• Work to do:
Go through the records and show each line where the word "code" occurs.

• Data rows:
>> START
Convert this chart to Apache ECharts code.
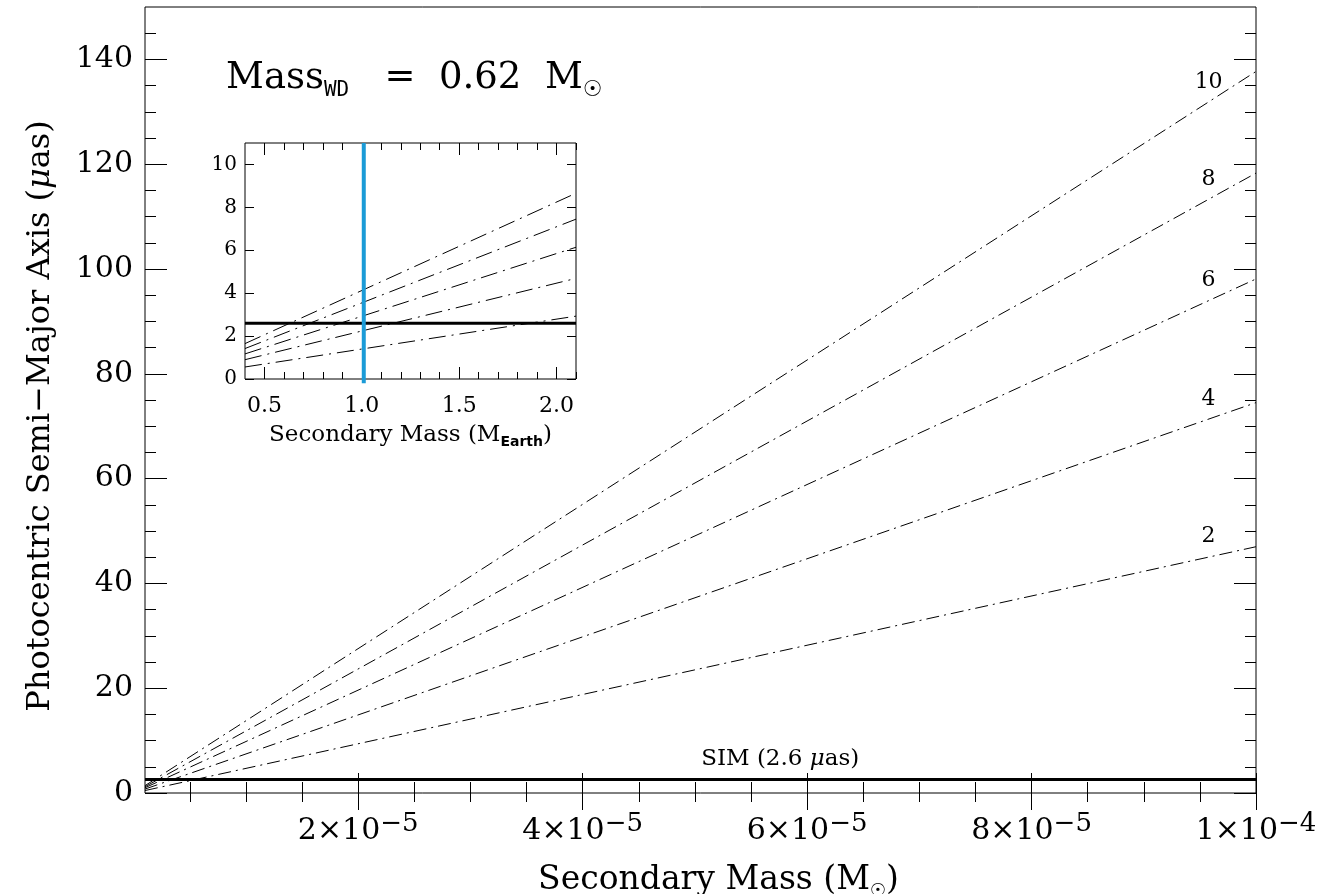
>> END
>> START
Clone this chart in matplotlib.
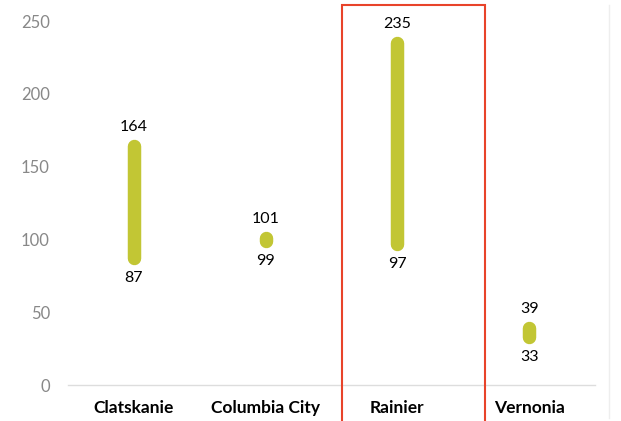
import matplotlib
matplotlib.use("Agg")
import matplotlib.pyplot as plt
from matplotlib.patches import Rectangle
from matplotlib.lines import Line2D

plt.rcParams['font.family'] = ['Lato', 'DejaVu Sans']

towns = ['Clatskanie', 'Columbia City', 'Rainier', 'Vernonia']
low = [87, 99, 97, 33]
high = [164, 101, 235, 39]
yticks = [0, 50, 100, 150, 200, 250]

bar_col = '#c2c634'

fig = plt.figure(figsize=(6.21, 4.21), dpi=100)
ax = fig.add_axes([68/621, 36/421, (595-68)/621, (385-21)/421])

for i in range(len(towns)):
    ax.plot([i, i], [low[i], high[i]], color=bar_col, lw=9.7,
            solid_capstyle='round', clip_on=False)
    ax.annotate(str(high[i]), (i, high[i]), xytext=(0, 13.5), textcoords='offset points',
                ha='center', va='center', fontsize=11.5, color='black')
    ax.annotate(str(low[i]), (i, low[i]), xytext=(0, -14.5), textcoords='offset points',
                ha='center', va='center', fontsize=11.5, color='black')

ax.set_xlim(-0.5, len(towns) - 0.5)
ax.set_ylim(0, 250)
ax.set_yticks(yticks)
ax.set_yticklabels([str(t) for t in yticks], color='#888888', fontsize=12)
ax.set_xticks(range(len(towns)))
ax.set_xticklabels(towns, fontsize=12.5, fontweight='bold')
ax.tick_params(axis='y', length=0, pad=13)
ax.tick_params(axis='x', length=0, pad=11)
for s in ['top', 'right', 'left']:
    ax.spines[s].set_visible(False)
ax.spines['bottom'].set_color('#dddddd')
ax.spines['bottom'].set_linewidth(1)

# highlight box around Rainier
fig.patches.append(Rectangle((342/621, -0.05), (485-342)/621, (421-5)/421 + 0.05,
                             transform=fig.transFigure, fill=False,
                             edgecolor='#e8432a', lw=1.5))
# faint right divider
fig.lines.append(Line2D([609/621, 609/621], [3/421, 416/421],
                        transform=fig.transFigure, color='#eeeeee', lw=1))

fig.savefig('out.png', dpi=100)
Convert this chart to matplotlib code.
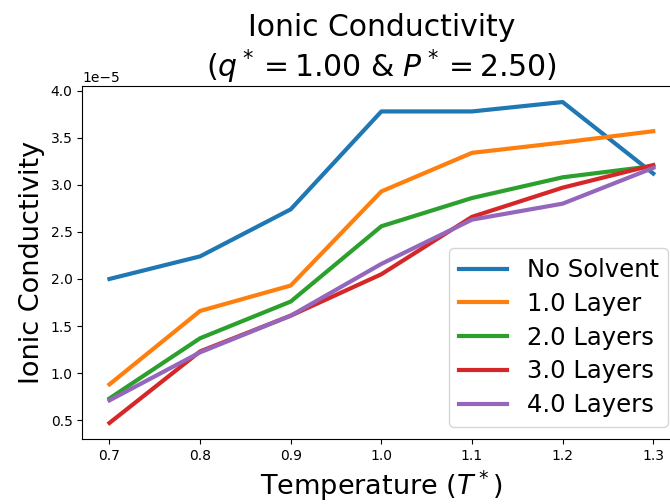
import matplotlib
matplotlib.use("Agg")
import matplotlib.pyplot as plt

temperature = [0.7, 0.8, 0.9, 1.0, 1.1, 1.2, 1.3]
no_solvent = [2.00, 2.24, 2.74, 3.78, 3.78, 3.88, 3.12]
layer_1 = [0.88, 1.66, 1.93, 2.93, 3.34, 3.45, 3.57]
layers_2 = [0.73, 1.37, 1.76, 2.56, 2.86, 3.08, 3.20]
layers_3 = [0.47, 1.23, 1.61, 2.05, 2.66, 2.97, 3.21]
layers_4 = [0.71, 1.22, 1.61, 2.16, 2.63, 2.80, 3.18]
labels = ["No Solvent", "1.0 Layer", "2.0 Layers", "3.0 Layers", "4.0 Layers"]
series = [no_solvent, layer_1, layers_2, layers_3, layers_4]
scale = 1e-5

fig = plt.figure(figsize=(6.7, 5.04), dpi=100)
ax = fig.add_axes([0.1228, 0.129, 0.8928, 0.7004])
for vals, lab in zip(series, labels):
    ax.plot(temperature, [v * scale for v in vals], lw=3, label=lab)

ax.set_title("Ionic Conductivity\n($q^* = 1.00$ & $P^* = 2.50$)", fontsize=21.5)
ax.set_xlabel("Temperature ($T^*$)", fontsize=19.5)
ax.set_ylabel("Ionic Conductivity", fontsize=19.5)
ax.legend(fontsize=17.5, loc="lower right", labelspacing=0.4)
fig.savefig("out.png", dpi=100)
>> END
>> START
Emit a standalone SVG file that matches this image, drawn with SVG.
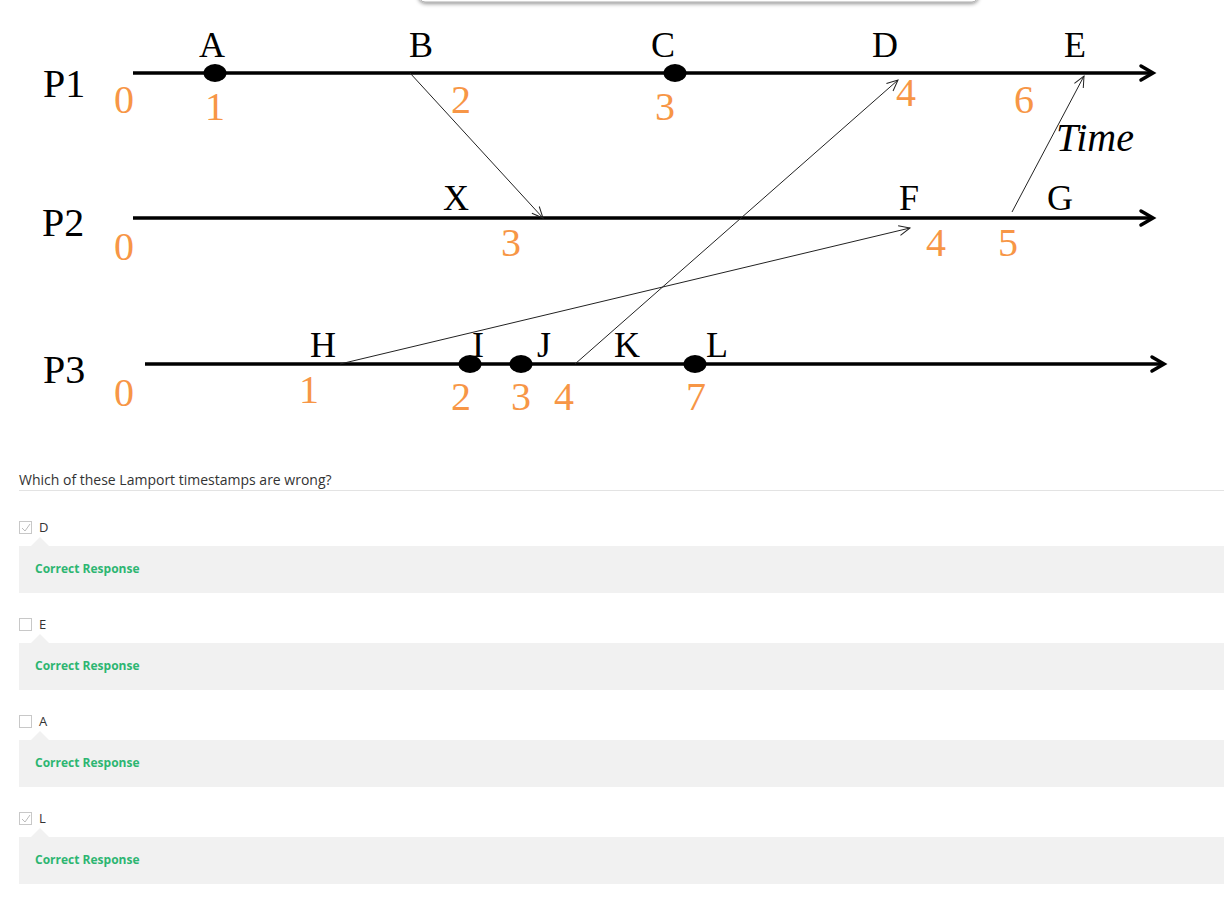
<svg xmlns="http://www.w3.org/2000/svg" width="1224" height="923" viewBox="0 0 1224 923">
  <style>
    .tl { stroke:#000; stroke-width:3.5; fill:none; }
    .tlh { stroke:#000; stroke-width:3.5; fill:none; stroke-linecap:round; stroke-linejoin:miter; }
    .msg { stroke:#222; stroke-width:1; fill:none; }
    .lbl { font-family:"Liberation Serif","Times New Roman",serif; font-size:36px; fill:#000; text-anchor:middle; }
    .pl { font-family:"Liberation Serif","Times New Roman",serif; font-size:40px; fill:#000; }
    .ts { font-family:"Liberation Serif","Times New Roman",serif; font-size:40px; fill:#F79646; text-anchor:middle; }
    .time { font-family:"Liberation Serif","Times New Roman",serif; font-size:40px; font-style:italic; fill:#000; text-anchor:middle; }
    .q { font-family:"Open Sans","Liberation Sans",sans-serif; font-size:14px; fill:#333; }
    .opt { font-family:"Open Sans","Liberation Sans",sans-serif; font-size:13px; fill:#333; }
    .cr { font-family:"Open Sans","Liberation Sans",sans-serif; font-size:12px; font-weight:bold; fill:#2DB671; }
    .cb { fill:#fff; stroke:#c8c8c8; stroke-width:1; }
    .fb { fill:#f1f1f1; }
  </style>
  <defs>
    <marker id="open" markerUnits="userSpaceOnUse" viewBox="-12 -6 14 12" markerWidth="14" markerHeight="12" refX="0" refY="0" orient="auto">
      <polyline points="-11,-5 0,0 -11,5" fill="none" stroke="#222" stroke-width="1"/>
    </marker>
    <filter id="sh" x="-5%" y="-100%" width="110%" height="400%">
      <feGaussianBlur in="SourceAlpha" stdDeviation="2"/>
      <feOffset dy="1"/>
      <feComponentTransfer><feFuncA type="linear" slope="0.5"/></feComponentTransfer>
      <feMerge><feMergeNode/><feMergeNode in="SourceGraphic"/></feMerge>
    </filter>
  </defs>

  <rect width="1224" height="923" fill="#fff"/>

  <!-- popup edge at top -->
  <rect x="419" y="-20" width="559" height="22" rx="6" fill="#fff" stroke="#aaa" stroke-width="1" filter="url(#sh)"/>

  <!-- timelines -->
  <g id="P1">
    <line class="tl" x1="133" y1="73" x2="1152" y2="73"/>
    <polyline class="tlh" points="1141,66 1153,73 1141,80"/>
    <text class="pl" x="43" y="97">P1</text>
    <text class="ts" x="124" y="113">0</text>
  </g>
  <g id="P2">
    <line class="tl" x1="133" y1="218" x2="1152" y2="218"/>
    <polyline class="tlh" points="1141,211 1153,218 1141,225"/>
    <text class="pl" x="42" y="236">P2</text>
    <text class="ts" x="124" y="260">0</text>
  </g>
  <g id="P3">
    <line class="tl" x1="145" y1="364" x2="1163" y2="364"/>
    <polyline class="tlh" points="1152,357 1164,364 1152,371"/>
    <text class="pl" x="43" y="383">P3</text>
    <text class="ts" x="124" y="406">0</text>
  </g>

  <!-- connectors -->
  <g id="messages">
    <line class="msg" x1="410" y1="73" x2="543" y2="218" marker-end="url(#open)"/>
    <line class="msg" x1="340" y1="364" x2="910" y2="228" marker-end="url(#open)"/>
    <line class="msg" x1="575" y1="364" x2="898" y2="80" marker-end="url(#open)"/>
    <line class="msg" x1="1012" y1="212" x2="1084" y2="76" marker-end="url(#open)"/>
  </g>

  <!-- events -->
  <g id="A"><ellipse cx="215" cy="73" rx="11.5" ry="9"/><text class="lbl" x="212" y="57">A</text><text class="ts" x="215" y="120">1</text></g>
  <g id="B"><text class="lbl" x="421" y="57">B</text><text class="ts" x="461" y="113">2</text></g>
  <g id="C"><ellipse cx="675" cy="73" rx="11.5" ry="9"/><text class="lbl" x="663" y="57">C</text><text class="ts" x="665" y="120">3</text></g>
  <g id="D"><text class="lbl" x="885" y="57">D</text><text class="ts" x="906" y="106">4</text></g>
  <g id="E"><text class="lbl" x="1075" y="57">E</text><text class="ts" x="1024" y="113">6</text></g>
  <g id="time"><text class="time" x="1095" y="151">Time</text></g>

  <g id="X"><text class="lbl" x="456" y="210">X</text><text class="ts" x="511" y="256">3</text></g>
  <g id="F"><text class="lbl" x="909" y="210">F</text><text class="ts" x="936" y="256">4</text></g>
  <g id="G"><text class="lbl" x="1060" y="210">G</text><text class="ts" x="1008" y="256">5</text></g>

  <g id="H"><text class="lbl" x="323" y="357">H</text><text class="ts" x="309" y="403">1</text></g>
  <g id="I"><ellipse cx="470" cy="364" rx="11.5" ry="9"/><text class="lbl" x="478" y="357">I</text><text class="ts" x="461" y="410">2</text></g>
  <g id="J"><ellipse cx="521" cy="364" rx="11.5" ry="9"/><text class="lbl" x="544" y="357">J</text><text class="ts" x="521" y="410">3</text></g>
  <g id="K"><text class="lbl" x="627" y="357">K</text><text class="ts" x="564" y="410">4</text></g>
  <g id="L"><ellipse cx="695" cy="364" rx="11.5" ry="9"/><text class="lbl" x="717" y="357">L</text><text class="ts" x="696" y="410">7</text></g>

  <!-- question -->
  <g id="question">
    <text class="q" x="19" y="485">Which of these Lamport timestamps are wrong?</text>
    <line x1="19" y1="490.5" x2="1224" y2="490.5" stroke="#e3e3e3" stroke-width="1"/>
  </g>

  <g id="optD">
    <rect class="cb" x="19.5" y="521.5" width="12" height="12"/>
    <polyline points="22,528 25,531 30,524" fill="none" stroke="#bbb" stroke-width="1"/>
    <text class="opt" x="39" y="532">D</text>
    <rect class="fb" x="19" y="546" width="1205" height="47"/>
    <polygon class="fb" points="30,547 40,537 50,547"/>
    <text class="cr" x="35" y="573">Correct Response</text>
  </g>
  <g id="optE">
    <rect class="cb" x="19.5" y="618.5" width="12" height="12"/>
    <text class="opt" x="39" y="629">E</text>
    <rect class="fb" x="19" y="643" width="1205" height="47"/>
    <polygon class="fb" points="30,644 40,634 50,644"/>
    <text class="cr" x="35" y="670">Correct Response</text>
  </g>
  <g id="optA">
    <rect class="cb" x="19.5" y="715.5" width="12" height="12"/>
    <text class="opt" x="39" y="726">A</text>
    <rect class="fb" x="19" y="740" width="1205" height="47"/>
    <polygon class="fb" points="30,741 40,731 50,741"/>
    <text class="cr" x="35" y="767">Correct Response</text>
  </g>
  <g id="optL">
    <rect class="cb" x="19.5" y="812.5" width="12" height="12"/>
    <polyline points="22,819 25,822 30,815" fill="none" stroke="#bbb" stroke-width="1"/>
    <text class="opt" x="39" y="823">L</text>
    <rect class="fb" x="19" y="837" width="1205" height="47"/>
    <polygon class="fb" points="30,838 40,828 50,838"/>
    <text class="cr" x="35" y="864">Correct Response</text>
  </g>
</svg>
>> END
• The response:
Convert this chart to Apache ECharts code.
Convert this chart to matplotlib code.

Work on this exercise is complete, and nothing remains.